**Saved data entries**
****

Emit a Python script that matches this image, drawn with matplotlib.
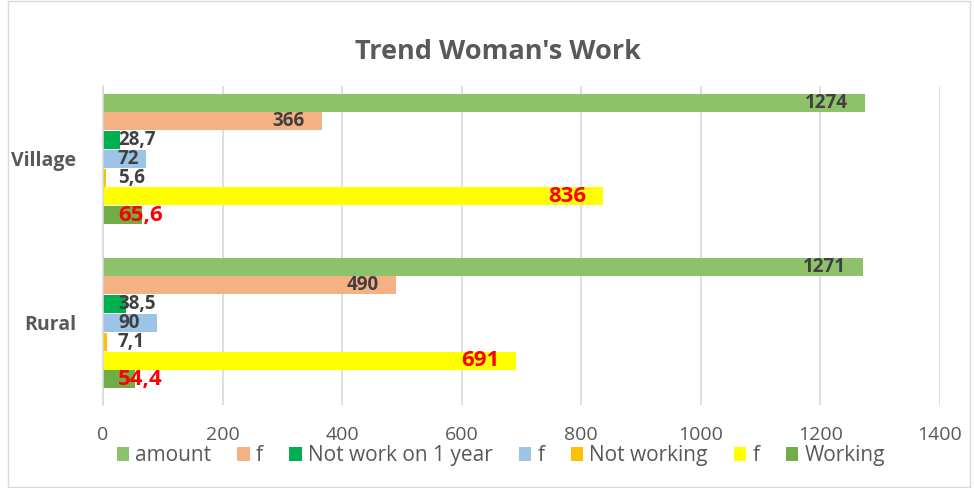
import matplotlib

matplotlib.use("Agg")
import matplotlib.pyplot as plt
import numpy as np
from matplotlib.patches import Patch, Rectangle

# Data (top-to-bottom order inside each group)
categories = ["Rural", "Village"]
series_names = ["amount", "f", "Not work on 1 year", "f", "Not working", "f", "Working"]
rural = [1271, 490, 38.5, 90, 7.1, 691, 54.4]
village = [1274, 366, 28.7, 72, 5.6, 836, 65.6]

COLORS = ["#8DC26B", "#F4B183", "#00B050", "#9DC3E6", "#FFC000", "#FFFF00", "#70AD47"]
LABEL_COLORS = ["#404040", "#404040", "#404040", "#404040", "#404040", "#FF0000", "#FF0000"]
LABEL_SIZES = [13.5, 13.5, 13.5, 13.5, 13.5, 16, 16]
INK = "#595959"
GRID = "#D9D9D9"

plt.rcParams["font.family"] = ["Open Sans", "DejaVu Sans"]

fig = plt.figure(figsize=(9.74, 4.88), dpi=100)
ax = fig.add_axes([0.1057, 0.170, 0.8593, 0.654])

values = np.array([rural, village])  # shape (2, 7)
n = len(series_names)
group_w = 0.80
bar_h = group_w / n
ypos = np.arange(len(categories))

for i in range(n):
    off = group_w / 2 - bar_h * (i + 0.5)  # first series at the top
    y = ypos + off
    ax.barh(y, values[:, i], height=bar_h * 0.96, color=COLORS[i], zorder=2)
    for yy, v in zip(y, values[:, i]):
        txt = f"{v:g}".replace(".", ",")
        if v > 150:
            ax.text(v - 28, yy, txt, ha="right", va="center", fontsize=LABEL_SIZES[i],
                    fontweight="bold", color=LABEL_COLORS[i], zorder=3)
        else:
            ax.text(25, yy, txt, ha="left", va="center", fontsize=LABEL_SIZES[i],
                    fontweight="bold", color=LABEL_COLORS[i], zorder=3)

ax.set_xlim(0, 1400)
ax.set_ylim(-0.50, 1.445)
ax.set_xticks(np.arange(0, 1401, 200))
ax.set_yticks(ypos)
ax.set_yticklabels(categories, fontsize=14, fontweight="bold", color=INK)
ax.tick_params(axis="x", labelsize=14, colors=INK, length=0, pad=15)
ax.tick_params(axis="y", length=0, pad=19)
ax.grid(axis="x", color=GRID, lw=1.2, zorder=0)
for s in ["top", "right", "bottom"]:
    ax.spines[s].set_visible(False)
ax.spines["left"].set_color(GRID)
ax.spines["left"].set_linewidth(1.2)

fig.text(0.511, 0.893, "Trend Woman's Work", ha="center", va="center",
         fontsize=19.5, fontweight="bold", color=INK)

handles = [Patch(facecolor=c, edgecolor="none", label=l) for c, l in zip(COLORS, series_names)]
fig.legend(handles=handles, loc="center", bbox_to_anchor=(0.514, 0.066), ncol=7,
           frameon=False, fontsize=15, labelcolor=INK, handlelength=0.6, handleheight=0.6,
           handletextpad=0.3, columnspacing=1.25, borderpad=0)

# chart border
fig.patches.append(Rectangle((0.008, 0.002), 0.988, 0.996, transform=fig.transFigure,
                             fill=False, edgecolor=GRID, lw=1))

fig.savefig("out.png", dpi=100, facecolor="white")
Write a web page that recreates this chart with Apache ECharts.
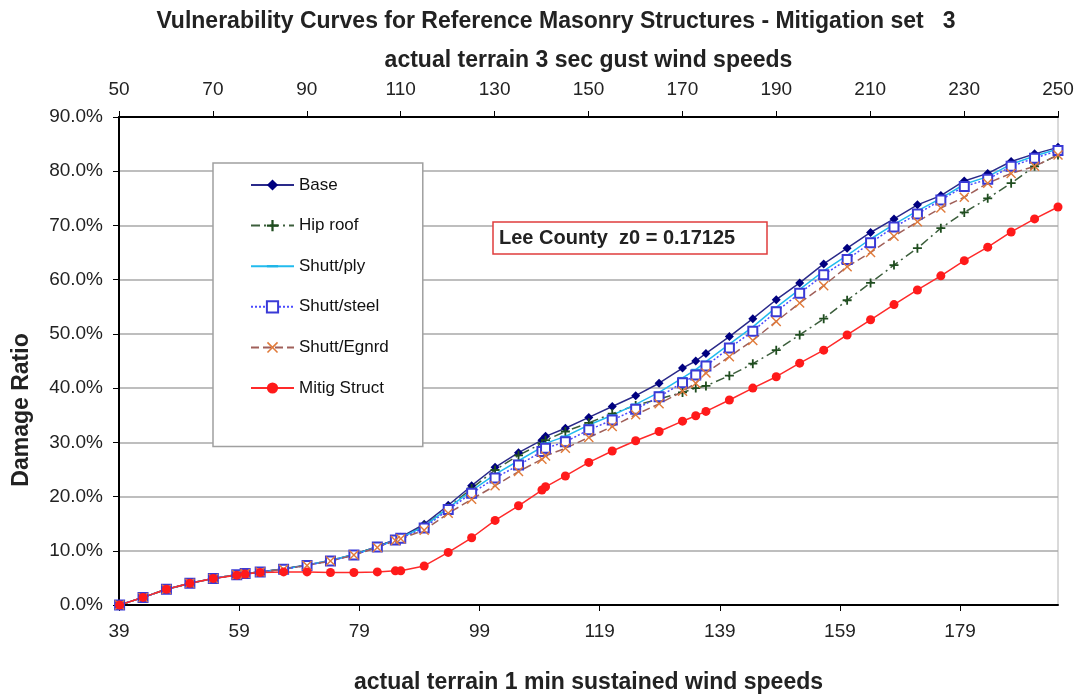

****

**Exercise requirements**
A faithful copy of the records above is needed, with the pictures left out.

**Problem solution**
Emit a Python script that matches this image, drawn with matplotlib.
import matplotlib

matplotlib.use("Agg")
import matplotlib.pyplot as plt
import numpy as np
from matplotlib.patches import Patch, Rectangle

# Data (top-to-bottom order inside each group)
categories = ["Rural", "Village"]
series_names = ["amount", "f", "Not work on 1 year", "f", "Not working", "f", "Working"]
rural = [1271, 490, 38.5, 90, 7.1, 691, 54.4]
village = [1274, 366, 28.7, 72, 5.6, 836, 65.6]

COLORS = ["#8DC26B", "#F4B183", "#00B050", "#9DC3E6", "#FFC000", "#FFFF00", "#70AD47"]
LABEL_COLORS = ["#404040", "#404040", "#404040", "#404040", "#404040", "#FF0000", "#FF0000"]
LABEL_SIZES = [13.5, 13.5, 13.5, 13.5, 13.5, 16, 16]
INK = "#595959"
GRID = "#D9D9D9"

plt.rcParams["font.family"] = ["Open Sans", "DejaVu Sans"]

fig = plt.figure(figsize=(9.74, 4.88), dpi=100)
ax = fig.add_axes([0.1057, 0.170, 0.8593, 0.654])

values = np.array([rural, village])  # shape (2, 7)
n = len(series_names)
group_w = 0.80
bar_h = group_w / n
ypos = np.arange(len(categories))

for i in range(n):
    off = group_w / 2 - bar_h * (i + 0.5)  # first series at the top
    y = ypos + off
    ax.barh(y, values[:, i], height=bar_h * 0.96, color=COLORS[i], zorder=2)
    for yy, v in zip(y, values[:, i]):
        txt = f"{v:g}".replace(".", ",")
        if v > 150:
            ax.text(v - 28, yy, txt, ha="right", va="center", fontsize=LABEL_SIZES[i],
                    fontweight="bold", color=LABEL_COLORS[i], zorder=3)
        else:
            ax.text(25, yy, txt, ha="left", va="center", fontsize=LABEL_SIZES[i],
                    fontweight="bold", color=LABEL_COLORS[i], zorder=3)

ax.set_xlim(0, 1400)
ax.set_ylim(-0.50, 1.445)
ax.set_xticks(np.arange(0, 1401, 200))
ax.set_yticks(ypos)
ax.set_yticklabels(categories, fontsize=14, fontweight="bold", color=INK)
ax.tick_params(axis="x", labelsize=14, colors=INK, length=0, pad=15)
ax.tick_params(axis="y", length=0, pad=19)
ax.grid(axis="x", color=GRID, lw=1.2, zorder=0)
for s in ["top", "right", "bottom"]:
    ax.spines[s].set_visible(False)
ax.spines["left"].set_color(GRID)
ax.spines["left"].set_linewidth(1.2)

fig.text(0.511, 0.893, "Trend Woman's Work", ha="center", va="center",
         fontsize=19.5, fontweight="bold", color=INK)

handles = [Patch(facecolor=c, edgecolor="none", label=l) for c, l in zip(COLORS, series_names)]
fig.legend(handles=handles, loc="center", bbox_to_anchor=(0.514, 0.066), ncol=7,
           frameon=False, fontsize=15, labelcolor=INK, handlelength=0.6, handleheight=0.6,
           handletextpad=0.3, columnspacing=1.25, borderpad=0)

# chart border
fig.patches.append(Rectangle((0.008, 0.002), 0.988, 0.996, transform=fig.transFigure,
                             fill=False, edgecolor=GRID, lw=1))

fig.savefig("out.png", dpi=100, facecolor="white")
Write a web page that recreates this chart with Apache ECharts.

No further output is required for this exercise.